Exercise requirements: Set the data down again, exactly as it reads, but without the pictures.

↓↓↓

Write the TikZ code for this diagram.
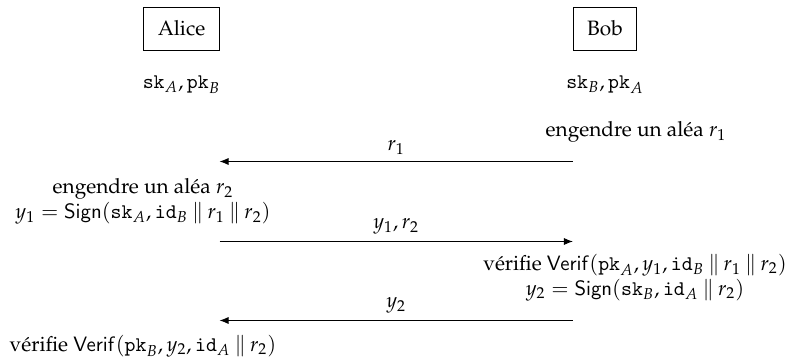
\documentclass[tikz,border=0pt]{standalone}
\usepackage[T1]{fontenc}
\usepackage{mathpazo}
\usetikzlibrary{positioning, arrows.meta}

\newcommand{\cat}{\mathbin{\|}}

\begin{document}
\begin{tikzpicture}[
        x=0.4808pt, y=-0.4808pt,
        node distance=8.7pt,
        % Styles
        party/.style={draw, thin, inner xsep=6.7pt, minimum height=20.7pt},
        action/.style={align=center},
        msg/.style={-{Latex[length=4.3pt, width=3.4pt]}, thin}
    ]
    \useasboundingbox (0,0) rectangle (790,358);

    % Parties and their keys
    \node[party] (alice) at (181.5,28.5) {Alice};
    \node[party] (bob) at (605,28.5) {Bob};
    \node[below=of alice] (keysA) {$\mathtt{sk}_A, \mathtt{pk}_B$};
    \node[below=of bob] (keysB) {$\mathtt{sk}_B, \mathtt{pk}_A$};

    % Local computations
    \node[action] (genR1) at (636,132) {engendre un al\'ea $r_1$};
    \node[action] (signA) at (143,201.5) {engendre un al\'ea $r_2$\\
        $y_1 = \mathsf{Sign}(\mathtt{sk}_A, \mathtt{id}_B \cat r_1 \cat r_2)$};
    \node[action] (signB) at (635,277.5) {v\'erifie $\mathsf{Verif}(\mathtt{pk}_A, y_1, \mathtt{id}_B \cat r_1 \cat r_2)$\\
        $y_2 = \mathsf{Sign}(\mathtt{sk}_B, \mathtt{id}_A \cat r_2)$};
    \node[action] (verifA) at (143,346) {v\'erifie $\mathsf{Verif}(\mathtt{pk}_B, y_2, \mathtt{id}_A \cat r_2)$};

    % Messages
    \coordinate (m1A) at (alice.east |- 0,161.5);
    \coordinate (m1B) at (bob.west |- 0,161.5);
    \coordinate (m2A) at (alice.east |- 0,241.5);
    \coordinate (m2B) at (bob.west |- 0,241.5);
    \coordinate (m3A) at (alice.east |- 0,320.5);
    \coordinate (m3B) at (bob.west |- 0,320.5);
    \draw[msg] (m1B) -- node[above] {$r_1$} (m1A);
    \draw[msg] (m2A) -- node[above] {$y_1, r_2$} (m2B);
    \draw[msg] (m3B) -- node[above] {$y_2$} (m3A);

\end{tikzpicture}
\end{document}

↑↑↑

Problem solution:
Write the TikZ code for this diagram.
\documentclass[tikz,border=0pt]{standalone}
\usepackage[T1]{fontenc}
\usepackage{mathpazo}
\usetikzlibrary{positioning, arrows.meta}

\newcommand{\cat}{\mathbin{\|}}

\begin{document}
\begin{tikzpicture}[
        x=0.4808pt, y=-0.4808pt,
        node distance=8.7pt,
        % Styles
        party/.style={draw, thin, inner xsep=6.7pt, minimum height=20.7pt},
        action/.style={align=center},
        msg/.style={-{Latex[length=4.3pt, width=3.4pt]}, thin}
    ]
    \useasboundingbox (0,0) rectangle (790,358);

    % Parties and their keys
    \node[party] (alice) at (181.5,28.5) {Alice};
    \node[party] (bob) at (605,28.5) {Bob};
    \node[below=of alice] (keysA) {$\mathtt{sk}_A, \mathtt{pk}_B$};
    \node[below=of bob] (keysB) {$\mathtt{sk}_B, \mathtt{pk}_A$};

    % Local computations
    \node[action] (genR1) at (636,132) {engendre un al\'ea $r_1$};
    \node[action] (signA) at (143,201.5) {engendre un al\'ea $r_2$\\
        $y_1 = \mathsf{Sign}(\mathtt{sk}_A, \mathtt{id}_B \cat r_1 \cat r_2)$};
    \node[action] (signB) at (635,277.5) {v\'erifie $\mathsf{Verif}(\mathtt{pk}_A, y_1, \mathtt{id}_B \cat r_1 \cat r_2)$\\
        $y_2 = \mathsf{Sign}(\mathtt{sk}_B, \mathtt{id}_A \cat r_2)$};
    \node[action] (verifA) at (143,346) {v\'erifie $\mathsf{Verif}(\mathtt{pk}_B, y_2, \mathtt{id}_A \cat r_2)$};

    % Messages
    \coordinate (m1A) at (alice.east |- 0,161.5);
    \coordinate (m1B) at (bob.west |- 0,161.5);
    \coordinate (m2A) at (alice.east |- 0,241.5);
    \coordinate (m2B) at (bob.west |- 0,241.5);
    \coordinate (m3A) at (alice.east |- 0,320.5);
    \coordinate (m3B) at (bob.west |- 0,320.5);
    \draw[msg] (m1B) -- node[above] {$r_1$} (m1A);
    \draw[msg] (m2A) -- node[above] {$y_1, r_2$} (m2B);
    \draw[msg] (m3B) -- node[above] {$y_2$} (m3A);

\end{tikzpicture}
\end{document}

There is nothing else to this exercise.